Any service can be attacked by a Denial of Service, especially if distributed, yet only in the case of IRC the entire network is damaged by attacking one of its hubs.
Both Jabber and PSYC draw some strength from being architectured unlike IRC. Jabber however has developed a tendency to large size servers which, if attacked, would still disrupt large amounts of communications.
On PSYC this isn't different currently, but we plan to provide strategies that encourage the implementation of decentralized communities even for large deployments, so that an attack would only affect a small portion of the general network, not the service in large scale.
- fippo asks, how is that of any help, if instead of attacking one large server the attacker does the same on a hundred smaller servers?
Well, attacking several servers probably takes more time which additionally raises your chances of getting traced and caught by whatever type of police would be in charge. Maybe the latter is unlikely these days of wild west internet, not sure.
- And fippo adds, maybe a large server is even better to defend, since you are more likely to be able to afford an employee of your service provider to monitor your internet traffic day and night, then act on time and try to filter the attack from the regular traffic reaching your server.
A company or organization can still employ somebody to monitor their servers.. even if it is a large decentralized deployment. So having a single large server is still strategically less favorable.

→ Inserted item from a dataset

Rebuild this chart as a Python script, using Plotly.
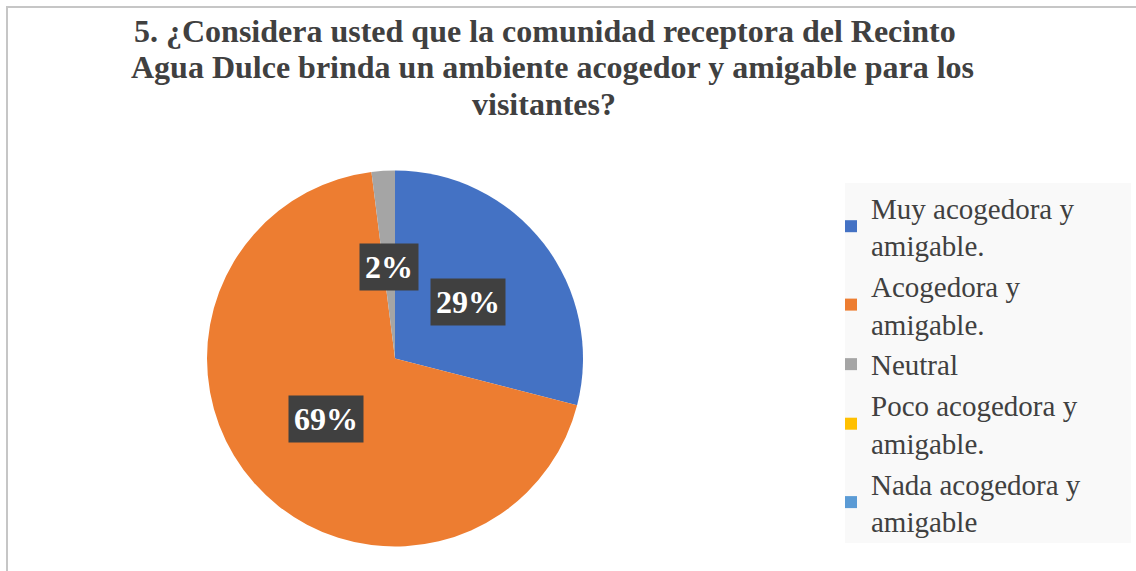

And why would an attacker be motivated to attack the entire network? Isn't he normally focused on a particular conference or person?
In the normal case where the interest lies in disrupting the service for a group of people (who rejected the attacker from entering a group, for instance), in IRC this still means to cause a netsplit, which is a major disruption of the entire service. In the case of a large popular conference server on Jabber this means that many groups of people would be affected, whereas on PSYC only those groups are affected, which reside on that particular server, which is intentionally small.
<coyo> indeed, it only effects a small group of people, rather than entire networks of possibly thousands upon thousands of people. it localizes the damage, and makes it far less rewarding.
P.S. All of this affects centralistic systems even more than any networked system. It's just a question of time until a serious attack is heading their way.